__PROVIDED MATERIAL__
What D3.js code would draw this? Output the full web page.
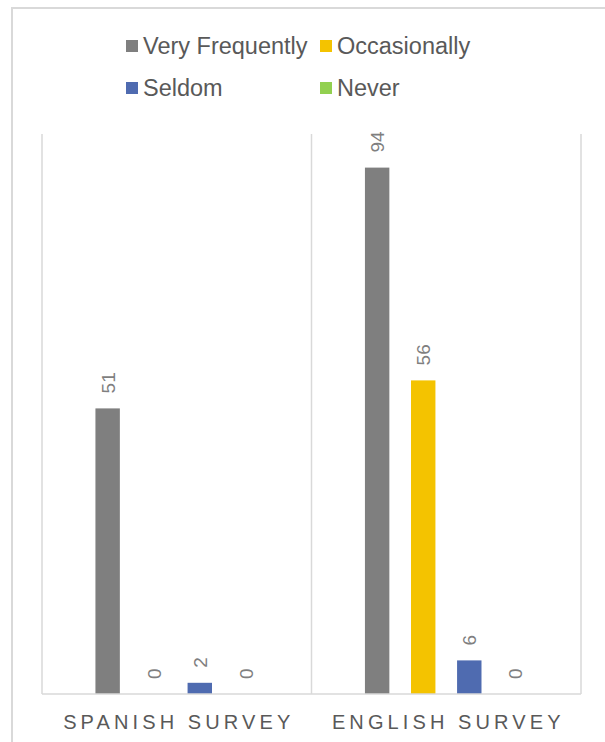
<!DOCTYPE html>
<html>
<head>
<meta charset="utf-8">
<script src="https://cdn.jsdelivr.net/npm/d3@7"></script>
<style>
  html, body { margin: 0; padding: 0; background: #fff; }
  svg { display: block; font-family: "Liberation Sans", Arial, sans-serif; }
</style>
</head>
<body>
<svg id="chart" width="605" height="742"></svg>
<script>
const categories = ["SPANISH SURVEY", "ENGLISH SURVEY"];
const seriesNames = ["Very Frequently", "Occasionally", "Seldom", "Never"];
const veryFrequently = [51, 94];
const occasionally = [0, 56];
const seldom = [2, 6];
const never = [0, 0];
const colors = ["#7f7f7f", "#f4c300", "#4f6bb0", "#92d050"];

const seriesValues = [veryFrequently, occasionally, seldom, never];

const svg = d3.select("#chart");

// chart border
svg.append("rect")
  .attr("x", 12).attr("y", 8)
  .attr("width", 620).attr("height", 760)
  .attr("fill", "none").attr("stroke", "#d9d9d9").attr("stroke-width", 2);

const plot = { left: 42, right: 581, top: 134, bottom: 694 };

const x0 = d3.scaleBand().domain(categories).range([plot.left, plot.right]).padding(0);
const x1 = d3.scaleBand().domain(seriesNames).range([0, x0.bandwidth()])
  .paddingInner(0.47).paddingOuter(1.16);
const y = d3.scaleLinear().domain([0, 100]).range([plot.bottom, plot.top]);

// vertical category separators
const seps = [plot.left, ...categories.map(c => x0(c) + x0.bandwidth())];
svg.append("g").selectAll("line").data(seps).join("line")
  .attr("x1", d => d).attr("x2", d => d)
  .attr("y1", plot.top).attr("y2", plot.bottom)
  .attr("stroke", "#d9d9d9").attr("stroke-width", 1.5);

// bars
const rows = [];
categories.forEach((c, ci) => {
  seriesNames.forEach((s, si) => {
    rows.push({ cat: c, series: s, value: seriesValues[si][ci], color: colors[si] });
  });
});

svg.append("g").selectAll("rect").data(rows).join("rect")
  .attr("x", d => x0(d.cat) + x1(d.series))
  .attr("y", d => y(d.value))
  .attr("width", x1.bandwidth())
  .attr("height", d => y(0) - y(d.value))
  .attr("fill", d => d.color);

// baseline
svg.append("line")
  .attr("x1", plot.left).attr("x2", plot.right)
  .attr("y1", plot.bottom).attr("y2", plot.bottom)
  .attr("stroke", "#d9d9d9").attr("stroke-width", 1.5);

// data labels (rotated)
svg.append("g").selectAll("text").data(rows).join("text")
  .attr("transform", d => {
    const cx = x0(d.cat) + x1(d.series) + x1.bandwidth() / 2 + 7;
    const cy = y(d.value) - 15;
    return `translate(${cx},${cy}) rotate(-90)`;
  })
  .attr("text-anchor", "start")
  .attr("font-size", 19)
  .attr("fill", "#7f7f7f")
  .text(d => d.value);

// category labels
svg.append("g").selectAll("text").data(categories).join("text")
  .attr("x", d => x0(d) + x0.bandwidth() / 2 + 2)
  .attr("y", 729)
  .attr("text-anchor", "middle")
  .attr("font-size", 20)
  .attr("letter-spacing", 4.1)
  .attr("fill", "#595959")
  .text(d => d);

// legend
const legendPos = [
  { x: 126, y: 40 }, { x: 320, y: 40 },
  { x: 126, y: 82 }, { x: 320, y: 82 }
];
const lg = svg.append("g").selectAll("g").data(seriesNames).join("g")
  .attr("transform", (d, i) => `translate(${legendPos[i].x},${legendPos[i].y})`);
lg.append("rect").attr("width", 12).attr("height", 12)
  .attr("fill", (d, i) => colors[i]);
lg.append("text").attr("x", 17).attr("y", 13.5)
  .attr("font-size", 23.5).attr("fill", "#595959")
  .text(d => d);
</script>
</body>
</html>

__EXERCISE DESCRIPTION__
Transcribe the preceding listing in its entirety and with exact wording, leaving out pictures.

__TASK ANSWER__
What D3.js code would draw this? Output the full web page.
<!DOCTYPE html>
<html>
<head>
<meta charset="utf-8">
<script src="https://cdn.jsdelivr.net/npm/d3@7"></script>
<style>
  html, body { margin: 0; padding: 0; background: #fff; }
  svg { display: block; font-family: "Liberation Sans", Arial, sans-serif; }
</style>
</head>
<body>
<svg id="chart" width="605" height="742"></svg>
<script>
const categories = ["SPANISH SURVEY", "ENGLISH SURVEY"];
const seriesNames = ["Very Frequently", "Occasionally", "Seldom", "Never"];
const veryFrequently = [51, 94];
const occasionally = [0, 56];
const seldom = [2, 6];
const never = [0, 0];
const colors = ["#7f7f7f", "#f4c300", "#4f6bb0", "#92d050"];

const seriesValues = [veryFrequently, occasionally, seldom, never];

const svg = d3.select("#chart");

// chart border
svg.append("rect")
  .attr("x", 12).attr("y", 8)
  .attr("width", 620).attr("height", 760)
  .attr("fill", "none").attr("stroke", "#d9d9d9").attr("stroke-width", 2);

const plot = { left: 42, right: 581, top: 134, bottom: 694 };

const x0 = d3.scaleBand().domain(categories).range([plot.left, plot.right]).padding(0);
const x1 = d3.scaleBand().domain(seriesNames).range([0, x0.bandwidth()])
  .paddingInner(0.47).paddingOuter(1.16);
const y = d3.scaleLinear().domain([0, 100]).range([plot.bottom, plot.top]);

// vertical category separators
const seps = [plot.left, ...categories.map(c => x0(c) + x0.bandwidth())];
svg.append("g").selectAll("line").data(seps).join("line")
  .attr("x1", d => d).attr("x2", d => d)
  .attr("y1", plot.top).attr("y2", plot.bottom)
  .attr("stroke", "#d9d9d9").attr("stroke-width", 1.5);

// bars
const rows = [];
categories.forEach((c, ci) => {
  seriesNames.forEach((s, si) => {
    rows.push({ cat: c, series: s, value: seriesValues[si][ci], color: colors[si] });
  });
});

svg.append("g").selectAll("rect").data(rows).join("rect")
  .attr("x", d => x0(d.cat) + x1(d.series))
  .attr("y", d => y(d.value))
  .attr("width", x1.bandwidth())
  .attr("height", d => y(0) - y(d.value))
  .attr("fill", d => d.color);

// baseline
svg.append("line")
  .attr("x1", plot.left).attr("x2", plot.right)
  .attr("y1", plot.bottom).attr("y2", plot.bottom)
  .attr("stroke", "#d9d9d9").attr("stroke-width", 1.5);

// data labels (rotated)
svg.append("g").selectAll("text").data(rows).join("text")
  .attr("transform", d => {
    const cx = x0(d.cat) + x1(d.series) + x1.bandwidth() / 2 + 7;
    const cy = y(d.value) - 15;
    return `translate(${cx},${cy}) rotate(-90)`;
  })
  .attr("text-anchor", "start")
  .attr("font-size", 19)
  .attr("fill", "#7f7f7f")
  .text(d => d.value);

// category labels
svg.append("g").selectAll("text").data(categories).join("text")
  .attr("x", d => x0(d) + x0.bandwidth() / 2 + 2)
  .attr("y", 729)
  .attr("text-anchor", "middle")
  .attr("font-size", 20)
  .attr("letter-spacing", 4.1)
  .attr("fill", "#595959")
  .text(d => d);

// legend
const legendPos = [
  { x: 126, y: 40 }, { x: 320, y: 40 },
  { x: 126, y: 82 }, { x: 320, y: 82 }
];
const lg = svg.append("g").selectAll("g").data(seriesNames).join("g")
  .attr("transform", (d, i) => `translate(${legendPos[i].x},${legendPos[i].y})`);
lg.append("rect").attr("width", 12).attr("height", 12)
  .attr("fill", (d, i) => colors[i]);
lg.append("text").attr("x", 17).attr("y", 13.5)
  .attr("font-size", 23.5).attr("fill", "#595959")
  .text(d => d);
</script>
</body>
</html>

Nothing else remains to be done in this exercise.